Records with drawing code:
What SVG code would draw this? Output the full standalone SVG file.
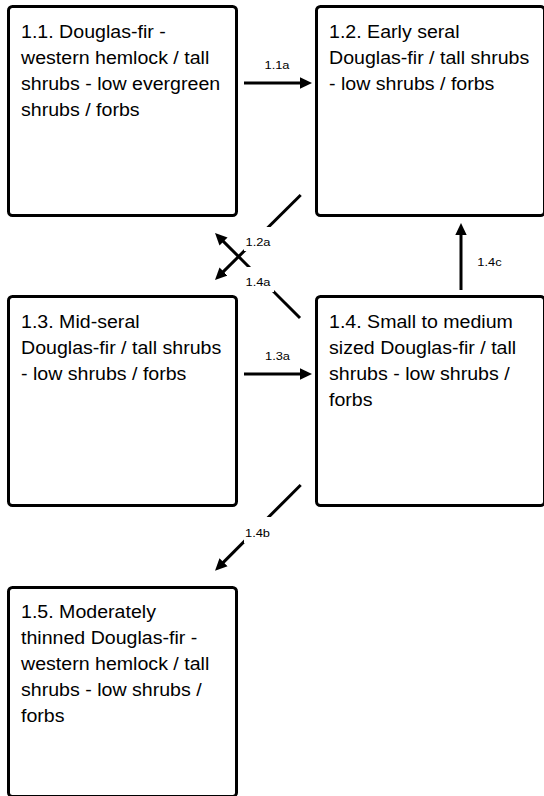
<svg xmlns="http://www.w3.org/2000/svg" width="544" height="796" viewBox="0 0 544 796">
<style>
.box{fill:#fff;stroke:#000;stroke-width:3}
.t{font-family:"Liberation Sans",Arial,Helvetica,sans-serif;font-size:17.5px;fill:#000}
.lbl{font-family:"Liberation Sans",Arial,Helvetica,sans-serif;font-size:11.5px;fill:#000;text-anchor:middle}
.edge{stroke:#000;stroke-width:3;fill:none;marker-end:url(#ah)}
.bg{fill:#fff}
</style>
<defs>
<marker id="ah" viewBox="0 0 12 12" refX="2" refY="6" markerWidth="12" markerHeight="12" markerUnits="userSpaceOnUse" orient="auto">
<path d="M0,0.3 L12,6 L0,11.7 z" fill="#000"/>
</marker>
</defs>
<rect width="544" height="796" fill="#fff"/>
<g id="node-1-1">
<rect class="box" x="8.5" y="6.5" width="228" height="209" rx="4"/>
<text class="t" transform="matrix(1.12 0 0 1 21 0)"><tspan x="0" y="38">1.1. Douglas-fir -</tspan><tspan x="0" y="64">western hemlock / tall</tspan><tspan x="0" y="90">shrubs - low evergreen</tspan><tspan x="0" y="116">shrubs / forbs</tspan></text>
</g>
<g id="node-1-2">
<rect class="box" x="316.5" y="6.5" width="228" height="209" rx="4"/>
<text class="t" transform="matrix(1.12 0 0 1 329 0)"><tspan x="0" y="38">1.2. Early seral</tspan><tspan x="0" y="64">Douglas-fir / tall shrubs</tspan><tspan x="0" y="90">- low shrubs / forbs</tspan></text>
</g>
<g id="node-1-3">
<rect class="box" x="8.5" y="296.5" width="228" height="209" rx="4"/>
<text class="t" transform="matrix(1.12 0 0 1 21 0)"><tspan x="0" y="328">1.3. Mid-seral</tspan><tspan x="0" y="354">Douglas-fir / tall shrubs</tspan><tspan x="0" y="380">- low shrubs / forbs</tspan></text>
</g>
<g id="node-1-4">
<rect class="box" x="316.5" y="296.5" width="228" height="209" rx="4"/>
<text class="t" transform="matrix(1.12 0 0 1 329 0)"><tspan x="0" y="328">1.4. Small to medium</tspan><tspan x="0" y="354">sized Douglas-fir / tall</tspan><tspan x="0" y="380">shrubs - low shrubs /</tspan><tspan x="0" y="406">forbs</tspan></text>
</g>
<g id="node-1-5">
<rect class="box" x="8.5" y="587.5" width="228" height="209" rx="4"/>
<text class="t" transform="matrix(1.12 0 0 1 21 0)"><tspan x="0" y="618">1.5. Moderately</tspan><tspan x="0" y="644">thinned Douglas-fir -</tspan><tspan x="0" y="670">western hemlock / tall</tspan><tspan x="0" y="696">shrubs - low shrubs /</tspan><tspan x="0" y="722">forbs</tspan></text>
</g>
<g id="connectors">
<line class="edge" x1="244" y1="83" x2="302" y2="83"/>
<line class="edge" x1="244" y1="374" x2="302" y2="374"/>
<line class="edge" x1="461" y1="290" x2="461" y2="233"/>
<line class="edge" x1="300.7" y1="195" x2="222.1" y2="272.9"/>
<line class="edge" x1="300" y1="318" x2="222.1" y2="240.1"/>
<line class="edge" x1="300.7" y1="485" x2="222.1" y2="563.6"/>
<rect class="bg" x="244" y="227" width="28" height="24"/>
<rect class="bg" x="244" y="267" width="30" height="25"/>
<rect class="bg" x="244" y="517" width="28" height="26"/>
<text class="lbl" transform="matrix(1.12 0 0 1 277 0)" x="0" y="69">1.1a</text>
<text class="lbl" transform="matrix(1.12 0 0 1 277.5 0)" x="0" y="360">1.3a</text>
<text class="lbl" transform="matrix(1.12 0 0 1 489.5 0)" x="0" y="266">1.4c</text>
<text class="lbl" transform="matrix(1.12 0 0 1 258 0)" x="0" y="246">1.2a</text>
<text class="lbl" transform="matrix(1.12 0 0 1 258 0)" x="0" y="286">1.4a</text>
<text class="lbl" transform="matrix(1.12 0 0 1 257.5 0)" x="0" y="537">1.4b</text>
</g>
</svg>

* * *

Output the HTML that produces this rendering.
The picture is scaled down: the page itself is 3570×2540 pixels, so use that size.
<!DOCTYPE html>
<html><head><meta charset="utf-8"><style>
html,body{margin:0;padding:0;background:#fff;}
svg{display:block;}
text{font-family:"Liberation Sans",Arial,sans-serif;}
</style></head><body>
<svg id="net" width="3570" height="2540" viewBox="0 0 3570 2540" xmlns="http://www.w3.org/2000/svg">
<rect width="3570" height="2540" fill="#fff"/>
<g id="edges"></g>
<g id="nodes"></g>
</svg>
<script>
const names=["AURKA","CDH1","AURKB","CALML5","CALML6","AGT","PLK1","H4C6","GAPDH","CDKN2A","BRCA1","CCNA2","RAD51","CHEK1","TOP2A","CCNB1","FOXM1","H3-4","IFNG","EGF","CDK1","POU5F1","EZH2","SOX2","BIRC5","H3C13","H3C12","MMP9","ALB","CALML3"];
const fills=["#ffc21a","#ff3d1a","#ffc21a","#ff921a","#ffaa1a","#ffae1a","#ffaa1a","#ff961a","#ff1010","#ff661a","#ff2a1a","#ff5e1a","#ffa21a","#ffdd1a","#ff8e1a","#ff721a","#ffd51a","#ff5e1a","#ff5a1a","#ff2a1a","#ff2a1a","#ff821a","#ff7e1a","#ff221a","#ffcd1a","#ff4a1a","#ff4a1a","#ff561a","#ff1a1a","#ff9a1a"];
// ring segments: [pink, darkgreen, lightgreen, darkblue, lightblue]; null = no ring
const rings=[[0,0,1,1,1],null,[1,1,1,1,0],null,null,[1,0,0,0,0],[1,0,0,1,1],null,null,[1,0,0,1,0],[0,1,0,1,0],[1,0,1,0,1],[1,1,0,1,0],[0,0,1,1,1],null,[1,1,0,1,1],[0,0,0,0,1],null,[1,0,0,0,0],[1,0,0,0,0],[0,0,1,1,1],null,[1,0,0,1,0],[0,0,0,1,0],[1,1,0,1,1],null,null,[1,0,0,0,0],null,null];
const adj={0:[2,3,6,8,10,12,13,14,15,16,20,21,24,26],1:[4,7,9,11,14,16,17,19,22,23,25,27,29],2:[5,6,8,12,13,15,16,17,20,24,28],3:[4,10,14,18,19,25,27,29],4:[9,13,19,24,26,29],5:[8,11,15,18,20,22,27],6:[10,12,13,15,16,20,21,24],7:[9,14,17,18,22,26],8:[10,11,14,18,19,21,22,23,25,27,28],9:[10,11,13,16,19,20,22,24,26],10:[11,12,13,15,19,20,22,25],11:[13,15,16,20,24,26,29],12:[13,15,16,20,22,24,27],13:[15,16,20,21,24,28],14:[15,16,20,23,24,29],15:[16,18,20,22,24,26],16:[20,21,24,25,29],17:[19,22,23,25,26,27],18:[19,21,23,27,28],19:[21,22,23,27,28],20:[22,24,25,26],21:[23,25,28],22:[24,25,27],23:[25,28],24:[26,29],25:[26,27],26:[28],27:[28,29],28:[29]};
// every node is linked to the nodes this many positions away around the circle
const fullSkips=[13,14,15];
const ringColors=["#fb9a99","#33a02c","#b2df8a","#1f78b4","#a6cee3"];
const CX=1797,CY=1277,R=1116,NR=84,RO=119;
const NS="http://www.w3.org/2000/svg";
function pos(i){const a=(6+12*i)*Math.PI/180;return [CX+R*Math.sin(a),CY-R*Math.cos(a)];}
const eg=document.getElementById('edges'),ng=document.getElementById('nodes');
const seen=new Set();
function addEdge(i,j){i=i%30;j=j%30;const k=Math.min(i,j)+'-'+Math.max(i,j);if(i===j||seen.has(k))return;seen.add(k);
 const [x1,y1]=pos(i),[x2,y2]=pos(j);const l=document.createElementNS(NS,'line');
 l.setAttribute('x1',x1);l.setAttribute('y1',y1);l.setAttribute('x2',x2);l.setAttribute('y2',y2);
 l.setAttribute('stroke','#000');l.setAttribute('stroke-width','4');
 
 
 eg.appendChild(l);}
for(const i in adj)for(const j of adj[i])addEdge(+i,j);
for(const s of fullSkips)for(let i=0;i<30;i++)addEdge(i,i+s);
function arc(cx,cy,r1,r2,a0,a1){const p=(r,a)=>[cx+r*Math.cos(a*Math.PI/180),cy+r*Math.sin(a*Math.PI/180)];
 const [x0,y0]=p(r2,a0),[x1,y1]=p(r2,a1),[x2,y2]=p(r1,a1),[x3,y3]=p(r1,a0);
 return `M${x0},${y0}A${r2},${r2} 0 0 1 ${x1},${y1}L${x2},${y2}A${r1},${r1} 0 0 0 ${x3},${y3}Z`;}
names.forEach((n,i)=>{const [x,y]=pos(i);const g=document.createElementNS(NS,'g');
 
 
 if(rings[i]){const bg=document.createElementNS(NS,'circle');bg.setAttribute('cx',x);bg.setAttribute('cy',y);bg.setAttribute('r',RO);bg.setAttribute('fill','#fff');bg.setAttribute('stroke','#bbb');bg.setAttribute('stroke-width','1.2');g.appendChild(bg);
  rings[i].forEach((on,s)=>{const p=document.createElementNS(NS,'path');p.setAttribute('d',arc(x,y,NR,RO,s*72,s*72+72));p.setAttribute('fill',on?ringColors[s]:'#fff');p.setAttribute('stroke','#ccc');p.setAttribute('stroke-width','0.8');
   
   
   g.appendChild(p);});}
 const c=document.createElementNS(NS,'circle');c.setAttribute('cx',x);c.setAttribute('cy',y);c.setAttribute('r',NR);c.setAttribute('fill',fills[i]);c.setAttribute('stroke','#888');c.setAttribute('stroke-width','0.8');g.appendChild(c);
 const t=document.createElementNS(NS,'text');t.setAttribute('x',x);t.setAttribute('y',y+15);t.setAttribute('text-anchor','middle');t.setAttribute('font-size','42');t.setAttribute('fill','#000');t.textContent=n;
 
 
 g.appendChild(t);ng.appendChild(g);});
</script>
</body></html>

Work instructions —
List each line holding the string "this".

Problem solution —
What SVG code would draw this? Output the full standalone SVG file.
Output the HTML that produces this rendering.
// every node is linked to the nodes this many positions away around the circle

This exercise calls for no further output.